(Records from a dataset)

================

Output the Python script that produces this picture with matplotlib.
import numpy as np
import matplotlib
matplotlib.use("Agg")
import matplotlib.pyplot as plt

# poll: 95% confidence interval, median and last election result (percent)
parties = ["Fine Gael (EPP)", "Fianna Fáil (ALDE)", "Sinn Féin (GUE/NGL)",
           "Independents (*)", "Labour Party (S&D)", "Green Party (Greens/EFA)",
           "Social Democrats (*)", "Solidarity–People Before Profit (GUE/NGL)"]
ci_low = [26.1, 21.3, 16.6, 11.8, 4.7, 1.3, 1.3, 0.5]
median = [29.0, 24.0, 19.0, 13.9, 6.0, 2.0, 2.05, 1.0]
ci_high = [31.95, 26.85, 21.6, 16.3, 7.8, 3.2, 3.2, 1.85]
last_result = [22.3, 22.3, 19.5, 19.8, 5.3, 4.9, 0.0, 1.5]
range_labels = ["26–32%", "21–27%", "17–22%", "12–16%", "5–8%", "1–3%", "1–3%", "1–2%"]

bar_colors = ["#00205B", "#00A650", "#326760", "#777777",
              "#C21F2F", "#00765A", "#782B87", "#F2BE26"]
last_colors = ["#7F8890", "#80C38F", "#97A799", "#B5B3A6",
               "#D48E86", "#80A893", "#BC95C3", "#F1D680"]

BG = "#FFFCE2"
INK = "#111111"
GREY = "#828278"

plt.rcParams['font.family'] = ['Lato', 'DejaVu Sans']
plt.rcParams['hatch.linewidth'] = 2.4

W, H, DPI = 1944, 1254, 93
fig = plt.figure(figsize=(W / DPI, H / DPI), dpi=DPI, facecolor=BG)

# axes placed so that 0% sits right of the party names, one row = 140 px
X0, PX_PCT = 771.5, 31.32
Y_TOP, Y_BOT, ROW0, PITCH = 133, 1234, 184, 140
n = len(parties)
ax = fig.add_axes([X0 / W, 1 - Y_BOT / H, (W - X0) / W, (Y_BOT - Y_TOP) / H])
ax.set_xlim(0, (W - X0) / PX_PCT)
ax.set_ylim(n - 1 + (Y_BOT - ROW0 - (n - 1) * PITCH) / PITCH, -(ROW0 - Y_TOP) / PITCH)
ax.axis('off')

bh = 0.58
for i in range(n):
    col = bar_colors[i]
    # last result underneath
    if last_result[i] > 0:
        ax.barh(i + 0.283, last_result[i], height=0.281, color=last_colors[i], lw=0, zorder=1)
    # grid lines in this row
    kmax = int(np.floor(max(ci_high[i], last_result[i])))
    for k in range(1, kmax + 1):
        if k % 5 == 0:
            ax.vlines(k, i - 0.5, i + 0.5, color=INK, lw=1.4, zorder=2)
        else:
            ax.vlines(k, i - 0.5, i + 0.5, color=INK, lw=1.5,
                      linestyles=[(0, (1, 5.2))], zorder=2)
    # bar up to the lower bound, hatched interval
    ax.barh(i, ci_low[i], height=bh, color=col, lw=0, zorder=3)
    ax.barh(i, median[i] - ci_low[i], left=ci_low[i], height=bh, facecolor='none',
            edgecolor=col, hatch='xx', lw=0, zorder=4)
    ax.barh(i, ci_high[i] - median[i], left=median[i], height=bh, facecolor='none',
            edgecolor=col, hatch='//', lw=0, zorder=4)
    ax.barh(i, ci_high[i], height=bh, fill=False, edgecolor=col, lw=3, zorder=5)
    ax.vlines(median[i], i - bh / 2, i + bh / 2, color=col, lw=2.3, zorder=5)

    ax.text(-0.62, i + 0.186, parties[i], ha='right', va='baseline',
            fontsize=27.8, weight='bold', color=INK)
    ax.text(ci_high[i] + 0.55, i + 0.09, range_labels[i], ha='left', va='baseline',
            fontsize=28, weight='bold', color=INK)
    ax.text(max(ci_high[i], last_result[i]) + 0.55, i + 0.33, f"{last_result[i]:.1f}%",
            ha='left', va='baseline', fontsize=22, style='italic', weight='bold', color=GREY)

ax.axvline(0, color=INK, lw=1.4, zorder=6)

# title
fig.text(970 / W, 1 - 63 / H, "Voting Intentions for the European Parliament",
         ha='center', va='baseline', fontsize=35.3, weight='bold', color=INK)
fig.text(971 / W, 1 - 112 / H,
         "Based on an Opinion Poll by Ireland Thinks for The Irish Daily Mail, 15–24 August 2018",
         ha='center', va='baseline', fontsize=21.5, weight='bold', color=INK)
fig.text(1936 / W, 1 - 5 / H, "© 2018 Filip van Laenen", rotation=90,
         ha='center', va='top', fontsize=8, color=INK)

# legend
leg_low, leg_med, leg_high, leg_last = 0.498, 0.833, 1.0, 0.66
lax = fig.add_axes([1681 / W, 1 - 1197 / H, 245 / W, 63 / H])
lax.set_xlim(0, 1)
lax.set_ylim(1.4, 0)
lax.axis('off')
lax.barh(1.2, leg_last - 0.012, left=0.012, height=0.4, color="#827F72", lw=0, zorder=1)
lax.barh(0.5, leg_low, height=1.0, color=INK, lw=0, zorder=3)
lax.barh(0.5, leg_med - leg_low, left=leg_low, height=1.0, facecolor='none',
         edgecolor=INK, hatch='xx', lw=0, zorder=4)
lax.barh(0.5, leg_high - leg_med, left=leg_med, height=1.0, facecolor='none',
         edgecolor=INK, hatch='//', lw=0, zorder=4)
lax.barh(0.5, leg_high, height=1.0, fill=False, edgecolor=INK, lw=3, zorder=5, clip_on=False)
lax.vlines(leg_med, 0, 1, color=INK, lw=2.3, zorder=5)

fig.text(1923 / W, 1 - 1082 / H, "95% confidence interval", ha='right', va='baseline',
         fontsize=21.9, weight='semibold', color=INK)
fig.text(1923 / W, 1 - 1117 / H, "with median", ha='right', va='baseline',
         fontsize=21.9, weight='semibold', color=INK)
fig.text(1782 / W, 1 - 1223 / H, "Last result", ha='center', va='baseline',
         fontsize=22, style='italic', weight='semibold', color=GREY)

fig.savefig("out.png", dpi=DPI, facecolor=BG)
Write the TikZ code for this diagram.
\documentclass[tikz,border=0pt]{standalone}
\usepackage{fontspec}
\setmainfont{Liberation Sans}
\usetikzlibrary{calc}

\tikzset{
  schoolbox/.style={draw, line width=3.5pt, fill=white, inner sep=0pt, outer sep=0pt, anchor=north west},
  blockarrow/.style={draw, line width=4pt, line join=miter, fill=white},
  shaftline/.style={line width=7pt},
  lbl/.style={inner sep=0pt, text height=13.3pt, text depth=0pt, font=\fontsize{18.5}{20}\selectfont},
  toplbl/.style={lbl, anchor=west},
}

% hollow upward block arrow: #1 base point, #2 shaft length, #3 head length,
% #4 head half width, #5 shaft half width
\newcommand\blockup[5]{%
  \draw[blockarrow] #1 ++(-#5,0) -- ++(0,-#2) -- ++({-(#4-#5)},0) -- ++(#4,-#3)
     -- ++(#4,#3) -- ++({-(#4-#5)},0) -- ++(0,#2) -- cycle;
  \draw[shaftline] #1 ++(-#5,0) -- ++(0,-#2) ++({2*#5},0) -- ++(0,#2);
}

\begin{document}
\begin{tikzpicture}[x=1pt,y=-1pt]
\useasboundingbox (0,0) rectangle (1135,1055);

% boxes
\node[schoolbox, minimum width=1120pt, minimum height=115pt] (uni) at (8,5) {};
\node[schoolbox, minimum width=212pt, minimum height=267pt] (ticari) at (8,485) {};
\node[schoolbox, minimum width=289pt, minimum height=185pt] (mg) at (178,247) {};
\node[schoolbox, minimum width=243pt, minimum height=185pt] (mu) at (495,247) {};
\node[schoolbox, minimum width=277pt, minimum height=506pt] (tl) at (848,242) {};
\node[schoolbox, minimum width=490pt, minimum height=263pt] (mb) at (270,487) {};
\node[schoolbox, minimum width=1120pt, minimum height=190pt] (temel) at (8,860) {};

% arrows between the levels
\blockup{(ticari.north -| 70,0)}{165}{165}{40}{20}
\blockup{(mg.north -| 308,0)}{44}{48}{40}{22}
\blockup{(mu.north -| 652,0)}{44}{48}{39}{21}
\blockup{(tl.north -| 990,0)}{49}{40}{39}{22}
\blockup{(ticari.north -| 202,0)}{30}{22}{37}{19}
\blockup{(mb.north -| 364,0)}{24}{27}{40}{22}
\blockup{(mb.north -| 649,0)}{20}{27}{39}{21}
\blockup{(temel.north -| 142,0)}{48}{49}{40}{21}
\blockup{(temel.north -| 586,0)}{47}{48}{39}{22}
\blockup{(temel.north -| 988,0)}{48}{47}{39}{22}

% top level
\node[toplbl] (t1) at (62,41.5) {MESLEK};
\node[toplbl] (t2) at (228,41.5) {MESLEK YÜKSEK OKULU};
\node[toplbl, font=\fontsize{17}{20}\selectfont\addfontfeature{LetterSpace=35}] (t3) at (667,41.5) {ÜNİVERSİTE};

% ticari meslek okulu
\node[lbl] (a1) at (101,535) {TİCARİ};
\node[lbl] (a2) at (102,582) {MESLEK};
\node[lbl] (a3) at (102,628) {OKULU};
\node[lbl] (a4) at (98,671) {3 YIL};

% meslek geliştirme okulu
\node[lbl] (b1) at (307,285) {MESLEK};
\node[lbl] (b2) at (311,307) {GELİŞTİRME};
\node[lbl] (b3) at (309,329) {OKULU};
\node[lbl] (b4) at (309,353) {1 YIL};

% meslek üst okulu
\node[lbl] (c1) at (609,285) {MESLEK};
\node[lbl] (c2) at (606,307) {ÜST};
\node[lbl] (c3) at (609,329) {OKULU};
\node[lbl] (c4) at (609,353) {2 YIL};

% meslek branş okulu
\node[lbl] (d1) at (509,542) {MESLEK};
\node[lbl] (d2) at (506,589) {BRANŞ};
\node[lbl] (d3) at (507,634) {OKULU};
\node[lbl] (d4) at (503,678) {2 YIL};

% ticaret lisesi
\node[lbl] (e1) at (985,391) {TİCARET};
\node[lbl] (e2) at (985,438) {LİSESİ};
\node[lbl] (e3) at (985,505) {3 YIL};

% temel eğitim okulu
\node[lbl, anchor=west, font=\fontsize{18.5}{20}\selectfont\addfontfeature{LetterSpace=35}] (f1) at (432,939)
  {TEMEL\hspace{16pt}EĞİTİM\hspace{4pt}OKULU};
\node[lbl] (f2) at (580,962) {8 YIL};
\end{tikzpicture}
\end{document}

================

REQUIREMENT -> Gather every line from the listing above in which "matplotlib" appears, and copy those lines.

REPLY ->
Output the Python script that produces this picture with matplotlib.
import matplotlib
matplotlib.use("Agg")
import matplotlib.pyplot as plt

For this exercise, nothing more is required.